Even other human characters are similarly treated as stage dressing. You can’t stop to try and help a drunk man at an abandoned concert escape the invasion. You can’t even try. He’s just another little piece of environmental storytelling. Scenery. Later, another superhuman in an Iron Man suit like the one that blasted through your roof comes to your aid. This gets no reaction from Dad. You can be acted upon in these scenes, in another pretty and highly scripted sequence of events, but your protagonist doesn’t even flinch or emote. He’s just there to be carried into the next high-speed action sequence.
It just feels weird. Especially for a game that seems to be about how terrifying it would be for a normal person to live in a world torn apart by something otherworldly. You don’t feel like a normal person; you feel like a video game character. Especially as you unlock new powers and solve increasingly interesting puzzles. Those might at least add more simple fun, but as we’ve established, they fall apart so often that you can’t tell if you’re doing something wrong or if the game is.
That’s what eventually made me throw in the towel. I simply reached one level too many where the solution seemed obvious, but I spent 30-45 minutes walking back and forth trying to move something that seemed to repeatedly roll inside a wall instead of going where I needed it. Trial and error is one thing, but when you can’t tell the difference between your errors and the game’s anymore, that’s really demoralizing.

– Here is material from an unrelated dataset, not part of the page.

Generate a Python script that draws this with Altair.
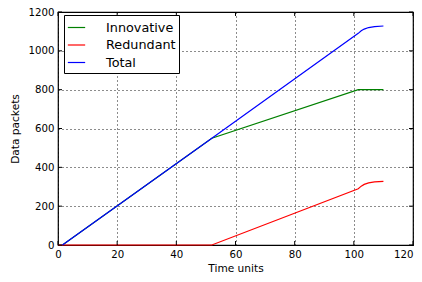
import altair as alt
import pandas as pd

# ---- data ----
total_t = [1.5, 52, 101.5, 102.5, 103.5, 105, 107, 110]
total_v = [0, 550, 1090, 1103, 1112, 1120, 1125, 1128]

innov_t = [1.5, 52, 101.5, 110]
innov_v = [0, 550, 800, 800]

redun_t = [0, 52, 101.5, 102.5, 103.5, 105, 107, 110]
redun_v = [0, 0, 290, 303, 312, 320, 325, 328]

series = ["Innovative", "Redundant", "Total"]
colors = ["#008000", "#ff0000", "#0000ff"]

x_ticks = [0, 20, 40, 60, 80, 100, 120]
y_ticks = [0, 200, 400, 600, 800, 1000, 1200]

rows = []
for name, ts, vs in [("Innovative", innov_t, innov_v),
                     ("Redundant", redun_t, redun_v),
                     ("Total", total_t, total_v)]:
    for i, (t, v) in enumerate(zip(ts, vs)):
        rows.append({"series": name, "t": t, "v": v, "order": i})
df = pd.DataFrame(rows)

W, H = 355, 233
FONT = "DejaVu Sans"

xs = alt.Scale(domain=[0, 120], nice=False)
ys = alt.Scale(domain=[0, 1200], nice=False)

x_axis = alt.Axis(values=x_ticks, grid=True, ticks=False, domain=False,
                  format="d", labelOverlap=False,
                  labelAlign=alt.condition("datum.value == 120",
                                           alt.value("right"), alt.value("center")),
                  labelPadding=4, titlePadding=4, labelFlush=False)
y_axis = alt.Axis(values=y_ticks, grid=True, ticks=False, domain=False,
                  format="d", labelOverlap=False,
                  labelPadding=4, titlePadding=8, labelFlush=False)

lines = alt.Chart(df).mark_line(strokeWidth=1.2).encode(
    x=alt.X("t:Q", scale=xs, title="Time units", axis=x_axis),
    y=alt.Y("v:Q", scale=ys, title="Data packets", axis=y_axis),
    color=alt.Color("series:N",
                    scale=alt.Scale(domain=series, range=colors),
                    legend=alt.Legend(title=None, orient="none", legendX=6, legendY=3,
                                      symbolType="stroke", symbolSize=300,
                                      symbolStrokeWidth=1.2,
                                      labelFontSize=12.8, labelFont=FONT,
                                      labelColor="black",
                                      labelOffset=20, rowPadding=0.5,
                                      padding=3, strokeColor="black",
                                      fillColor="white", cornerRadius=0)),
    order="order:Q",
)

xt = pd.DataFrame({"x": x_ticks})
yt = pd.DataFrame({"y": y_ticks})

xb = alt.Chart(xt).mark_rule(color="black").encode(
    x=alt.X("x:Q", scale=xs, title="Time units", axis=x_axis),
    y=alt.value(H), y2=alt.value(H - 4))
xtp = alt.Chart(xt).mark_rule(color="black").encode(
    x=alt.X("x:Q", scale=xs, title="Time units", axis=x_axis),
    y=alt.value(0), y2=alt.value(4))
yl = alt.Chart(yt).mark_rule(color="black").encode(
    y=alt.Y("y:Q", scale=ys, title="Data packets", axis=y_axis),
    x=alt.value(0), x2=alt.value(4))
yr = alt.Chart(yt).mark_rule(color="black").encode(
    y=alt.Y("y:Q", scale=ys, title="Data packets", axis=y_axis),
    x=alt.value(W), x2=alt.value(W - 4))

chart = alt.layer(lines, xb, xtp, yl, yr).properties(
    width=W, height=H,
    autosize=alt.AutoSizeParams(type="none"),
    padding={"left": 50, "top": 4, "right": 1, "bottom": 28},
).configure_view(
    stroke="black", strokeWidth=1.2
).configure_axis(
    gridColor="black", gridDash=[1, 3], gridWidth=1, gridOpacity=0.9,
    labelFont=FONT, labelFontSize=10.2, labelColor="black",
    titleFont=FONT, titleFontSize=10.6, titleFontWeight="normal", titleColor="black",
)

chart.save("out.html", embed_options={"renderer": "svg", "actions": False})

So, yes. I gave up on Somerville. For now at least. I’m not happy about it, either. I wish I had gotten to see more of the game’s exciting art and cool setpieces. But that spectacle wasn’t worth the frustrating and sometimes hollow feeling I got from the game in between. I’m sure there’s a very interesting game underneath it all that people will be able to more easily uncover after a few patches. For now, though, I simply can’t recommend it in its launch state.